Washington DC & Maryland Energy (Fall 2021)

Team: Edward Cronin (Project Lead), Ashley Fernando, Jarret James, and Rupa Kurinchi-Vendhan 

Summary: In line with the Sustainable D.C. 2.0 plan to combat climate change, Washington D.C. aims to decrease its greenhouse gas emissions by 100% by 2050. As solar energy is a clean, renewable energy form, its integration into the region’s power grids lowers energy costs and incentivizes sustainable development. We partnered with the Washington D.C. Department of Energy & Environment (DOEE) to determine how urban areas surrounding D.C. can better be incorporated into decisions regarding renewable energy policy.

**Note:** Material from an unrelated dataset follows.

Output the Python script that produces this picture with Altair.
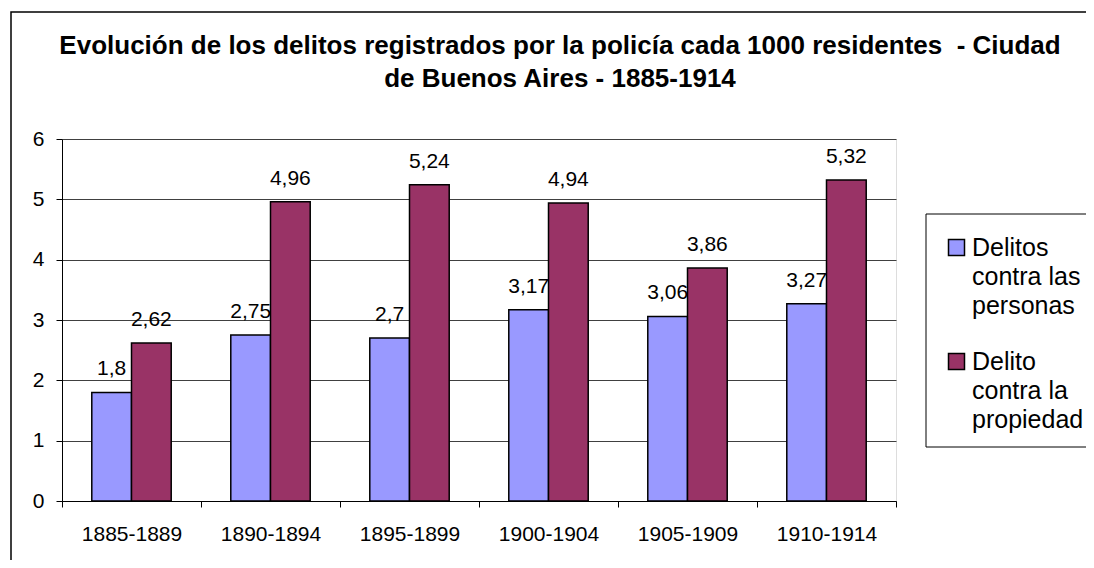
import altair as alt
import pandas as pd

periodos = ["1885-1889", "1890-1894", "1895-1899", "1900-1904", "1905-1909", "1910-1914"]
series = ["Delitos contra las personas", "Delito contra la propiedad"]
personas = [1.8, 2.75, 2.7, 3.17, 3.06, 3.27]
propiedad = [2.62, 4.96, 5.24, 4.94, 3.86, 5.32]
colores = ["#9999FF", "#993366"]
legend_text = ["Delitos\ncontra las\npersonas", "Delito\ncontra la\npropiedad"]
y_ticks = [0, 1, 2, 3, 4, 5, 6]
titulo = ["Evolución de los delitos registrados por la policía cada 1000 residentes\u00a0 - Ciudad",
          "de Buenos Aires - 1885-1914"]

rows = []
for p, a, b in zip(periodos, personas, propiedad):
    rows.append({"periodo": p, "serie": series[0], "valor": a})
    rows.append({"periodo": p, "serie": series[1], "valor": b})
df = pd.DataFrame(rows)
legend_df = pd.DataFrame({"serie": series, "texto": legend_text})
one = pd.DataFrame({"a": [0]})
title_df = pd.DataFrame({"t": ["\n".join(titulo)]})

FONT = "Liberation Sans"

color = alt.Color("serie:N", scale=alt.Scale(domain=series, range=colores), legend=None)
xenc = alt.X(
    "periodo:N", sort=periodos,
    scale=alt.Scale(paddingInner=0, paddingOuter=0),
    axis=alt.Axis(title=None, labelAngle=0, labelFontSize=21, labelFont=FONT, labelColor="black",
                  tickBand="extent", tickSize=6, tickColor="black", domainColor="black",
                  labelPadding=16, grid=False),
)
xoff = alt.XOffset("serie:N", sort=series,
                   scale=alt.Scale(domain=series, paddingInner=0, paddingOuter=0.75))
yscale = alt.Scale(domain=[0, 6], nice=False, zero=True)

bars = alt.Chart(df).mark_bar(stroke="black", strokeWidth=1.5).encode(
    x=xenc, xOffset=xoff,
    y=alt.Y("valor:Q", scale=yscale,
            axis=alt.Axis(title=None, values=y_ticks, grid=True, gridColor="#404040",
                          tickSize=6, tickColor="black", domainColor="black",
                          labelFontSize=21, labelFont=FONT, labelColor="black", labelPadding=12)),
    color=color,
)

labels = alt.Chart(df).transform_calculate(
    etq="replace(toString(datum.valor), '.', ',')"
).mark_text(baseline="alphabetic", dy=-17, fontSize=21, font=FONT, color="black").encode(
    x=xenc, xOffset=xoff,
    y=alt.Y("valor:Q", scale=yscale, axis=None),
    text="etq:N",
)

frame = alt.Chart(one).mark_rect(fillOpacity=0, stroke="black", strokeWidth=1.5).encode(
    x=alt.value(-51), x2=alt.value(1300), y=alt.value(-127), y2=alt.value(800)
)
legend_box = alt.Chart(one).mark_rect(fillOpacity=0, stroke="black", strokeWidth=1).encode(
    x=alt.value(864), x2=alt.value(1300), y=alt.value(75), y2=alt.value(308)
)

title_mark = alt.Chart(title_df).mark_text(
    align="center", baseline="alphabetic", lineBreak="\n", lineHeight=33,
    fontSize=26, fontWeight="bold", font=FONT, color="black"
).encode(x=alt.value(498), y=alt.value(-85), text="t:N")

squares = alt.Chart(legend_df).mark_square(size=256, stroke="black", strokeWidth=1.5, opacity=1).encode(
    x=alt.value(894.5),
    y=alt.Y("serie:N", sort=series,
            scale=alt.Scale(type="point", domain=series, range=[108.5, 222.5], padding=0), axis=None),
    color=color,
)
legtext = alt.Chart(legend_df).mark_text(
    align="left", baseline="alphabetic", lineBreak="\n", lineHeight=29,
    fontSize=25, font=FONT, color="black"
).encode(
    x=alt.value(910),
    y=alt.Y("serie:N", sort=series,
            scale=alt.Scale(type="point", domain=series, range=[117, 231], padding=0), axis=None),
    text="texto:N",
)

chart = alt.layer(frame, legend_box, title_mark, bars, labels, squares, legtext).resolve_scale(
    y="independent"
).properties(
    width=834, height=362,
    autosize=alt.AutoSizeParams(type="none"),
    padding={"left": 54, "top": 131, "right": 190, "bottom": 59},
).configure_view(stroke="#808080", strokeWidth=1).configure(font=FONT, background="white")

chart.save("out.html", embed_options={"renderer": "svg", "actions": False})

The team used NASA’s Prediction of Worldwide Energy Resources (POWER) solar data and a Light Detection and Ranging (LiDAR) derived digital surface model, to estimate and visualize rooftop solar potential for Maryland’s Prince George’s and Montgomery counties. POWER provided solar irradiance data adjusted for tilt angle while the digital surface model contributed aspect and slope data. This methodology factored out areas that were unsuitable for solar panel installation while displaying areas that possess a high potential for energy return. The team found the total rooftop solar potential for the study area to be almost 32 million kW, which is equivalent to roughly 660 kW per building. The methodology used to generate the solar potential maps can be applied to other regions of the country seeking to efficiently utilize solar energy. The end users at the DOEE can use our resulting solar potential map and data table to effectively target buildings that have the highest potential to generate solar energy.